EXERCISE BRIEF
Take the lines of the data below from the very first through the line containing "(118,578) -- (1130,578);" and output them exactly, pictures excluded.
===== DATASET CONTENT
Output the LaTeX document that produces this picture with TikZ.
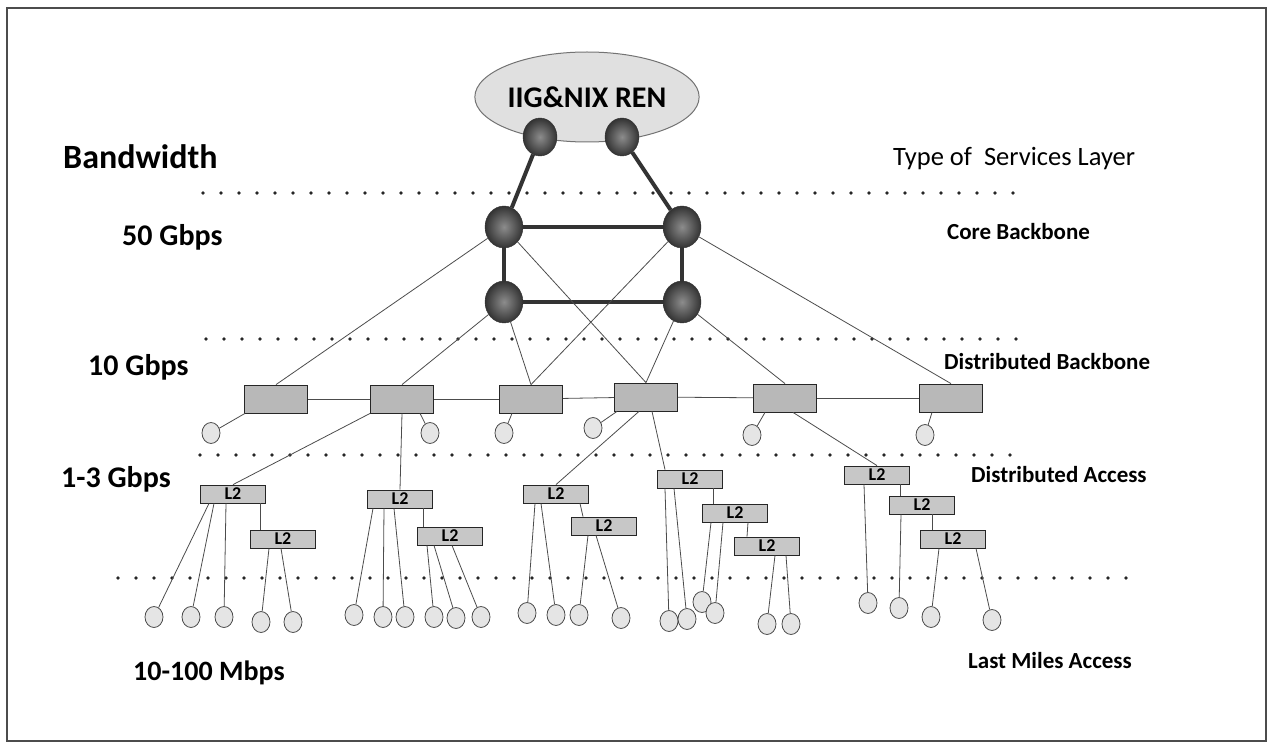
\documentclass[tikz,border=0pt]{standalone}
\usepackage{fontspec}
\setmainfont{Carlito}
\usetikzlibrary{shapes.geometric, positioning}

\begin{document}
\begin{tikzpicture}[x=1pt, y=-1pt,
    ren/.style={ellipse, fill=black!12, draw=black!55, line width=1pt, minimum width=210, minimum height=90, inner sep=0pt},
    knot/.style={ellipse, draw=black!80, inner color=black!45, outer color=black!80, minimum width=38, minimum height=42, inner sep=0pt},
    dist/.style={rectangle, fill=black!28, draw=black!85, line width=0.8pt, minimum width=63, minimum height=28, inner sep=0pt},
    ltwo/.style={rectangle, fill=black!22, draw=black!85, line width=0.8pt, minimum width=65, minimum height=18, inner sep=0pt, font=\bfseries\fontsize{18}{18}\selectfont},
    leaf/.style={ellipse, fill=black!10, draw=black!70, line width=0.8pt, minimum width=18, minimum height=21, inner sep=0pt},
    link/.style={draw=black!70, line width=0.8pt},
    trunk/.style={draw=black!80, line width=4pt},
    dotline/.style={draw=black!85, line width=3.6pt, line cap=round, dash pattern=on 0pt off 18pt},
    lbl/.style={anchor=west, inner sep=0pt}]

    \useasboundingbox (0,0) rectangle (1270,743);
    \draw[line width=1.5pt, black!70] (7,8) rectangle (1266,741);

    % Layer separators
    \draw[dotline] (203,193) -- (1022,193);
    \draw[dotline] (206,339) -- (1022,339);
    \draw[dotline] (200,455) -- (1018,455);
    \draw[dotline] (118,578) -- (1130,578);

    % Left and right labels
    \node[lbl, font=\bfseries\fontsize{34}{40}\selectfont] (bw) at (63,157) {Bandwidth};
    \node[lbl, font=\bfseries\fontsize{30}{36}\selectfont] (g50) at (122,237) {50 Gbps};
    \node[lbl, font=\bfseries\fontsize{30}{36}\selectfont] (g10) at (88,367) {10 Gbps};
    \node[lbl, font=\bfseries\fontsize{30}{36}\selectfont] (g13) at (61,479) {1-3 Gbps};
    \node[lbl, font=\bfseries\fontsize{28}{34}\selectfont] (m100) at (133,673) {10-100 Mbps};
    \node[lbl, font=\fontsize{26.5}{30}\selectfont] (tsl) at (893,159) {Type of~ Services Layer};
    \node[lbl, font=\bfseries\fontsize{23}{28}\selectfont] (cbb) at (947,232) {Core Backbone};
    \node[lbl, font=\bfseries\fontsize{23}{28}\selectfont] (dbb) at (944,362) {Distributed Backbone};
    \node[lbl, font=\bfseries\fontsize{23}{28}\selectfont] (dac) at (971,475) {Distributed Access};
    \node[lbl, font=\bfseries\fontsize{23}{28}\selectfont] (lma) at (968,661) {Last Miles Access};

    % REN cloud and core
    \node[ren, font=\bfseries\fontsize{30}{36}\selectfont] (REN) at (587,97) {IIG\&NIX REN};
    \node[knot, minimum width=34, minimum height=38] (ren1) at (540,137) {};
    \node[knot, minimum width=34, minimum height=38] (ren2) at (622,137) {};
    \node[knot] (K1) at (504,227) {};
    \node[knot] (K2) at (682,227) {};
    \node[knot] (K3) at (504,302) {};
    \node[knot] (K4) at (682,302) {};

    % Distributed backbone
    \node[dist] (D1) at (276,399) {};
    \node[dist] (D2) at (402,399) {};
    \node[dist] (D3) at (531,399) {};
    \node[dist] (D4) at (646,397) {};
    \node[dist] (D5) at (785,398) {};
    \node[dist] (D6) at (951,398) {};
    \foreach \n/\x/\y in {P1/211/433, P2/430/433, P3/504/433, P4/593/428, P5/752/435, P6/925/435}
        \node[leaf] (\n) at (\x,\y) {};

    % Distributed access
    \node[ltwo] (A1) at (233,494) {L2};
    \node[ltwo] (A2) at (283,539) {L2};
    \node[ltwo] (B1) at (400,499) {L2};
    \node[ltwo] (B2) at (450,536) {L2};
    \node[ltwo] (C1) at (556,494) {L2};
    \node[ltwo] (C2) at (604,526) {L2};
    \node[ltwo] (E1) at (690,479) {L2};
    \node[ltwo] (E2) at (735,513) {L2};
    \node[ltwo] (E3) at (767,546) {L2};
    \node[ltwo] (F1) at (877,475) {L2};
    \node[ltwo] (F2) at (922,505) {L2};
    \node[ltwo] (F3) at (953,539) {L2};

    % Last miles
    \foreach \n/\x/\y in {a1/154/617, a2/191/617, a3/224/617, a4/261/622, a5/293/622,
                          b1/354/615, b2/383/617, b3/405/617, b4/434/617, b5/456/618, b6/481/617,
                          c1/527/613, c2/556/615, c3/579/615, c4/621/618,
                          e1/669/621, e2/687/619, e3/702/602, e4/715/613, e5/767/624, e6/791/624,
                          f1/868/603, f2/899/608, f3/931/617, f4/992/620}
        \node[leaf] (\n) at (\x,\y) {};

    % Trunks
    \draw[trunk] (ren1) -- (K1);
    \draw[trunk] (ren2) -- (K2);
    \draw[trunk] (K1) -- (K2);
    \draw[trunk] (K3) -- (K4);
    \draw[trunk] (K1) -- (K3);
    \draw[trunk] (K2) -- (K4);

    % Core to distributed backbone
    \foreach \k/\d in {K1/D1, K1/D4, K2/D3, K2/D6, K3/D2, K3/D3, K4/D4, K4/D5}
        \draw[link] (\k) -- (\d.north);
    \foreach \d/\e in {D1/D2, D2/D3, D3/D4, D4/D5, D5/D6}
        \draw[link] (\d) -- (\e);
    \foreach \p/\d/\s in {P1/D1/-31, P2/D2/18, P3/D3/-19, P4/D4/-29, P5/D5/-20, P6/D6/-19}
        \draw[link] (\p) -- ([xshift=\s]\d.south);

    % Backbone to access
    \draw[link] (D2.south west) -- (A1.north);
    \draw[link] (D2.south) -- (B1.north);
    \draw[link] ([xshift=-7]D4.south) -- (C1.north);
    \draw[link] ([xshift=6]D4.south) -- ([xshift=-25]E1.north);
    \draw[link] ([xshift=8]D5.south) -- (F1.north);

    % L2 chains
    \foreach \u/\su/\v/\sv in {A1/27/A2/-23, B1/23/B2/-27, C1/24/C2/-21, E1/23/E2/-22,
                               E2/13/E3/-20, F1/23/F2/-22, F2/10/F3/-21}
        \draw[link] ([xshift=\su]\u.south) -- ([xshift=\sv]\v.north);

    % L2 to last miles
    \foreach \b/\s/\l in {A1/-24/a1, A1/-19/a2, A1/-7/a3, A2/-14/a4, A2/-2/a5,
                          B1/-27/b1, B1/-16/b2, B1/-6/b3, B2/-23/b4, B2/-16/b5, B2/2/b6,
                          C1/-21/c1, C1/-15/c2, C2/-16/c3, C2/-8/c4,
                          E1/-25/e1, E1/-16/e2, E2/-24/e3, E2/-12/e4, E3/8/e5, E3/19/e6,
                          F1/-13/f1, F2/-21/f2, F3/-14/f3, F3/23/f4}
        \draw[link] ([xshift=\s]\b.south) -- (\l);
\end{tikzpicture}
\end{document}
==========
THE REPLY
Output the LaTeX document that produces this picture with TikZ.
\documentclass[tikz,border=0pt]{standalone}
\usepackage{fontspec}
\setmainfont{Carlito}
\usetikzlibrary{shapes.geometric, positioning}

\begin{document}
\begin{tikzpicture}[x=1pt, y=-1pt,
    ren/.style={ellipse, fill=black!12, draw=black!55, line width=1pt, minimum width=210, minimum height=90, inner sep=0pt},
    knot/.style={ellipse, draw=black!80, inner color=black!45, outer color=black!80, minimum width=38, minimum height=42, inner sep=0pt},
    dist/.style={rectangle, fill=black!28, draw=black!85, line width=0.8pt, minimum width=63, minimum height=28, inner sep=0pt},
    ltwo/.style={rectangle, fill=black!22, draw=black!85, line width=0.8pt, minimum width=65, minimum height=18, inner sep=0pt, font=\bfseries\fontsize{18}{18}\selectfont},
    leaf/.style={ellipse, fill=black!10, draw=black!70, line width=0.8pt, minimum width=18, minimum height=21, inner sep=0pt},
    link/.style={draw=black!70, line width=0.8pt},
    trunk/.style={draw=black!80, line width=4pt},
    dotline/.style={draw=black!85, line width=3.6pt, line cap=round, dash pattern=on 0pt off 18pt},
    lbl/.style={anchor=west, inner sep=0pt}]

    \useasboundingbox (0,0) rectangle (1270,743);
    \draw[line width=1.5pt, black!70] (7,8) rectangle (1266,741);

    % Layer separators
    \draw[dotline] (203,193) -- (1022,193);
    \draw[dotline] (206,339) -- (1022,339);
    \draw[dotline] (200,455) -- (1018,455);
    \draw[dotline] (118,578) -- (1130,578);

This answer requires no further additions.